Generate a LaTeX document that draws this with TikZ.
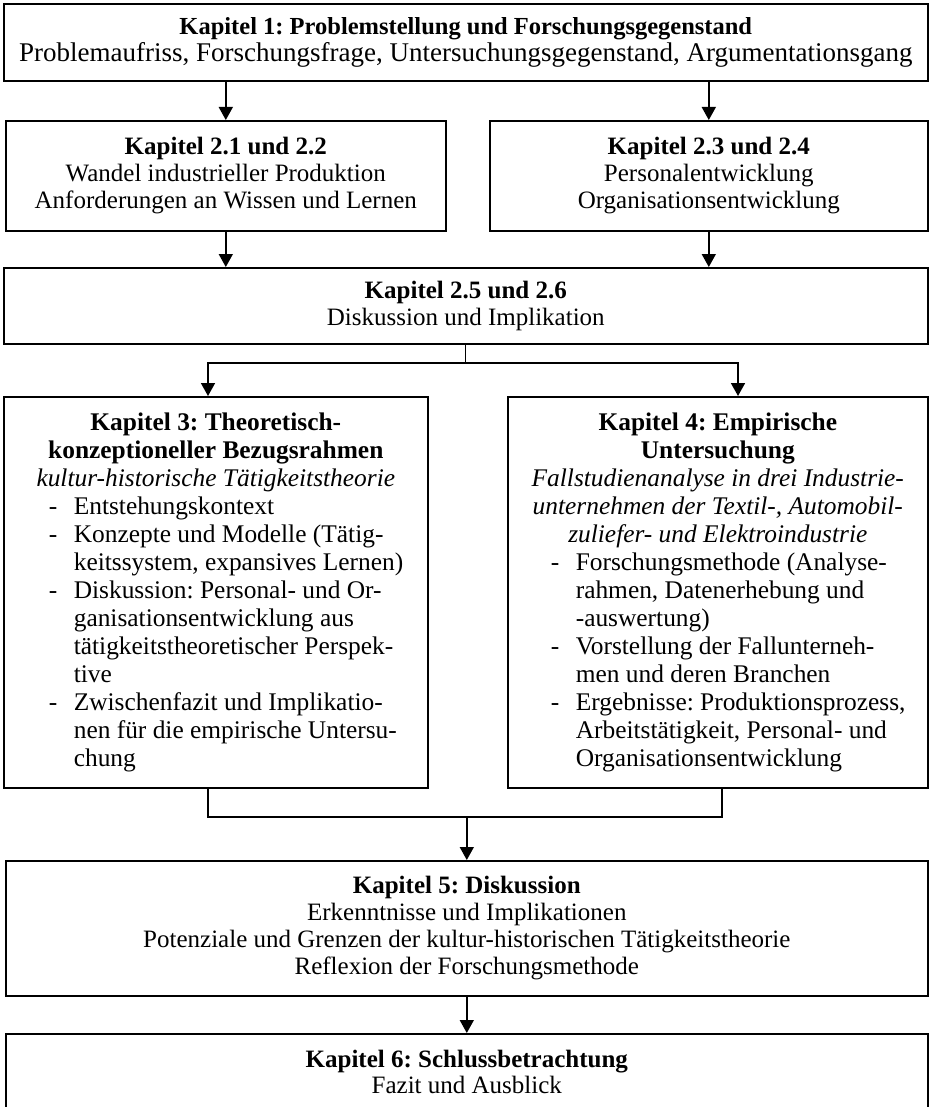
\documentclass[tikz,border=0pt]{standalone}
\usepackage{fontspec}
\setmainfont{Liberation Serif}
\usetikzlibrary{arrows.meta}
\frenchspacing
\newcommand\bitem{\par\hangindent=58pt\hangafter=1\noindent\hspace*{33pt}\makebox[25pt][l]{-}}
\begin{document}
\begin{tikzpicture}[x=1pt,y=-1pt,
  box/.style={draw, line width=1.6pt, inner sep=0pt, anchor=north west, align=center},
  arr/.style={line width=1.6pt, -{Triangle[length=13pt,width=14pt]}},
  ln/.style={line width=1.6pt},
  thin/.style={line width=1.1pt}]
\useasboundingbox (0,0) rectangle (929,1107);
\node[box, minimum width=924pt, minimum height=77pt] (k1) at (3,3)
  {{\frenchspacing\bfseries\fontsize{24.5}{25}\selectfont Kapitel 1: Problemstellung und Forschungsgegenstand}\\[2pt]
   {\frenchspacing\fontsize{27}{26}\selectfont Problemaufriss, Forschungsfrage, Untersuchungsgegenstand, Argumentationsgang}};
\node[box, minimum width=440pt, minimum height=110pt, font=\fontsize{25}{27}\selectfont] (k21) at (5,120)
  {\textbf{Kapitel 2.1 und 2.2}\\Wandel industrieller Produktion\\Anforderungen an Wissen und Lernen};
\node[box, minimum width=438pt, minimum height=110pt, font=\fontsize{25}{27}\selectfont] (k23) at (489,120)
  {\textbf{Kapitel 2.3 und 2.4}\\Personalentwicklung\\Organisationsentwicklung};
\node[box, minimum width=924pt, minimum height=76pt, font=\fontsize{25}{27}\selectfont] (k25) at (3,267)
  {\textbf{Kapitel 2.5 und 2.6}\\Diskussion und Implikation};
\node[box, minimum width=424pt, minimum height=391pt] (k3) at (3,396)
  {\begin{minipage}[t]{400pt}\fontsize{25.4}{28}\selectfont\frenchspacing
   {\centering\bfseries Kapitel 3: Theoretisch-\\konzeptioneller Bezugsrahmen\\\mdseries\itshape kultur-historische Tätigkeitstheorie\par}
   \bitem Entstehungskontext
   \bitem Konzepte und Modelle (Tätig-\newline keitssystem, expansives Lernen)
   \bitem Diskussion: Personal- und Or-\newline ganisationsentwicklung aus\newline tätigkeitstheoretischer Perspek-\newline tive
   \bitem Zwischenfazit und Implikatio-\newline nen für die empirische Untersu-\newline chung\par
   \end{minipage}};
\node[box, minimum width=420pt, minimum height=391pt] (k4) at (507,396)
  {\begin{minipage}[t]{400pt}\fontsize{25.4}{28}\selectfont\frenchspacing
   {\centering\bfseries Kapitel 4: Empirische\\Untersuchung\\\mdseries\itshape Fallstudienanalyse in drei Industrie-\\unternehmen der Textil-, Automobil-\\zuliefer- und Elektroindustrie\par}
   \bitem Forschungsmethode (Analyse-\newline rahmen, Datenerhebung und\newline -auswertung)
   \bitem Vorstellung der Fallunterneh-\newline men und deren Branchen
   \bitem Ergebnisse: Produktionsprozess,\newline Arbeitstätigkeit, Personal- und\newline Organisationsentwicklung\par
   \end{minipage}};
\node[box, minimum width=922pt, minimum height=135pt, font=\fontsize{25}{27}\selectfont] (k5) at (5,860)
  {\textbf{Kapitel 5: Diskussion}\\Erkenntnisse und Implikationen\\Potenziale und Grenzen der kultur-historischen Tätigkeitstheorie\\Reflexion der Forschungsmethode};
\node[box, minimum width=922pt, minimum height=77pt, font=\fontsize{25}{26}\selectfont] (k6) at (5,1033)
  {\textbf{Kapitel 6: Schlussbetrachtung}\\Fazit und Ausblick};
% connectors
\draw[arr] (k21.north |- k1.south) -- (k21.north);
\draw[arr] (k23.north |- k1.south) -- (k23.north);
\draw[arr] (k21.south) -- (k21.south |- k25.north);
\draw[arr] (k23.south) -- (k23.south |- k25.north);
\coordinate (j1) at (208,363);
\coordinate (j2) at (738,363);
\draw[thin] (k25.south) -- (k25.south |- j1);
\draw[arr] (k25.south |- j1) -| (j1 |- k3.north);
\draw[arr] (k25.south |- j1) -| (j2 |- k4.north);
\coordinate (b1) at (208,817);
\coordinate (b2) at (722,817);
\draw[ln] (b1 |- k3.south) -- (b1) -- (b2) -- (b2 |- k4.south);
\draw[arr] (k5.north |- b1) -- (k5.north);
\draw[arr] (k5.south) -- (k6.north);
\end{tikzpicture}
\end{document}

# # #

» **Work to do**
Extract all the data above exactly, excluding every picture.

» **Response to the exercise**
Generate a LaTeX document that draws this with TikZ.
\documentclass[tikz,border=0pt]{standalone}
\usepackage{fontspec}
\setmainfont{Liberation Serif}
\usetikzlibrary{arrows.meta}
\frenchspacing
\newcommand\bitem{\par\hangindent=58pt\hangafter=1\noindent\hspace*{33pt}\makebox[25pt][l]{-}}
\begin{document}
\begin{tikzpicture}[x=1pt,y=-1pt,
  box/.style={draw, line width=1.6pt, inner sep=0pt, anchor=north west, align=center},
  arr/.style={line width=1.6pt, -{Triangle[length=13pt,width=14pt]}},
  ln/.style={line width=1.6pt},
  thin/.style={line width=1.1pt}]
\useasboundingbox (0,0) rectangle (929,1107);
\node[box, minimum width=924pt, minimum height=77pt] (k1) at (3,3)
  {{\frenchspacing\bfseries\fontsize{24.5}{25}\selectfont Kapitel 1: Problemstellung und Forschungsgegenstand}\\[2pt]
   {\frenchspacing\fontsize{27}{26}\selectfont Problemaufriss, Forschungsfrage, Untersuchungsgegenstand, Argumentationsgang}};
\node[box, minimum width=440pt, minimum height=110pt, font=\fontsize{25}{27}\selectfont] (k21) at (5,120)
  {\textbf{Kapitel 2.1 und 2.2}\\Wandel industrieller Produktion\\Anforderungen an Wissen und Lernen};
\node[box, minimum width=438pt, minimum height=110pt, font=\fontsize{25}{27}\selectfont] (k23) at (489,120)
  {\textbf{Kapitel 2.3 und 2.4}\\Personalentwicklung\\Organisationsentwicklung};
\node[box, minimum width=924pt, minimum height=76pt, font=\fontsize{25}{27}\selectfont] (k25) at (3,267)
  {\textbf{Kapitel 2.5 und 2.6}\\Diskussion und Implikation};
\node[box, minimum width=424pt, minimum height=391pt] (k3) at (3,396)
  {\begin{minipage}[t]{400pt}\fontsize{25.4}{28}\selectfont\frenchspacing
   {\centering\bfseries Kapitel 3: Theoretisch-\\konzeptioneller Bezugsrahmen\\\mdseries\itshape kultur-historische Tätigkeitstheorie\par}
   \bitem Entstehungskontext
   \bitem Konzepte und Modelle (Tätig-\newline keitssystem, expansives Lernen)
   \bitem Diskussion: Personal- und Or-\newline ganisationsentwicklung aus\newline tätigkeitstheoretischer Perspek-\newline tive
   \bitem Zwischenfazit und Implikatio-\newline nen für die empirische Untersu-\newline chung\par
   \end{minipage}};
\node[box, minimum width=420pt, minimum height=391pt] (k4) at (507,396)
  {\begin{minipage}[t]{400pt}\fontsize{25.4}{28}\selectfont\frenchspacing
   {\centering\bfseries Kapitel 4: Empirische\\Untersuchung\\\mdseries\itshape Fallstudienanalyse in drei Industrie-\\unternehmen der Textil-, Automobil-\\zuliefer- und Elektroindustrie\par}
   \bitem Forschungsmethode (Analyse-\newline rahmen, Datenerhebung und\newline -auswertung)
   \bitem Vorstellung der Fallunterneh-\newline men und deren Branchen
   \bitem Ergebnisse: Produktionsprozess,\newline Arbeitstätigkeit, Personal- und\newline Organisationsentwicklung\par
   \end{minipage}};
\node[box, minimum width=922pt, minimum height=135pt, font=\fontsize{25}{27}\selectfont] (k5) at (5,860)
  {\textbf{Kapitel 5: Diskussion}\\Erkenntnisse und Implikationen\\Potenziale und Grenzen der kultur-historischen Tätigkeitstheorie\\Reflexion der Forschungsmethode};
\node[box, minimum width=922pt, minimum height=77pt, font=\fontsize{25}{26}\selectfont] (k6) at (5,1033)
  {\textbf{Kapitel 6: Schlussbetrachtung}\\Fazit und Ausblick};
% connectors
\draw[arr] (k21.north |- k1.south) -- (k21.north);
\draw[arr] (k23.north |- k1.south) -- (k23.north);
\draw[arr] (k21.south) -- (k21.south |- k25.north);
\draw[arr] (k23.south) -- (k23.south |- k25.north);
\coordinate (j1) at (208,363);
\coordinate (j2) at (738,363);
\draw[thin] (k25.south) -- (k25.south |- j1);
\draw[arr] (k25.south |- j1) -| (j1 |- k3.north);
\draw[arr] (k25.south |- j1) -| (j2 |- k4.north);
\coordinate (b1) at (208,817);
\coordinate (b2) at (722,817);
\draw[ln] (b1 |- k3.south) -- (b1) -- (b2) -- (b2 |- k4.south);
\draw[arr] (k5.north |- b1) -- (k5.north);
\draw[arr] (k5.south) -- (k6.north);
\end{tikzpicture}
\end{document}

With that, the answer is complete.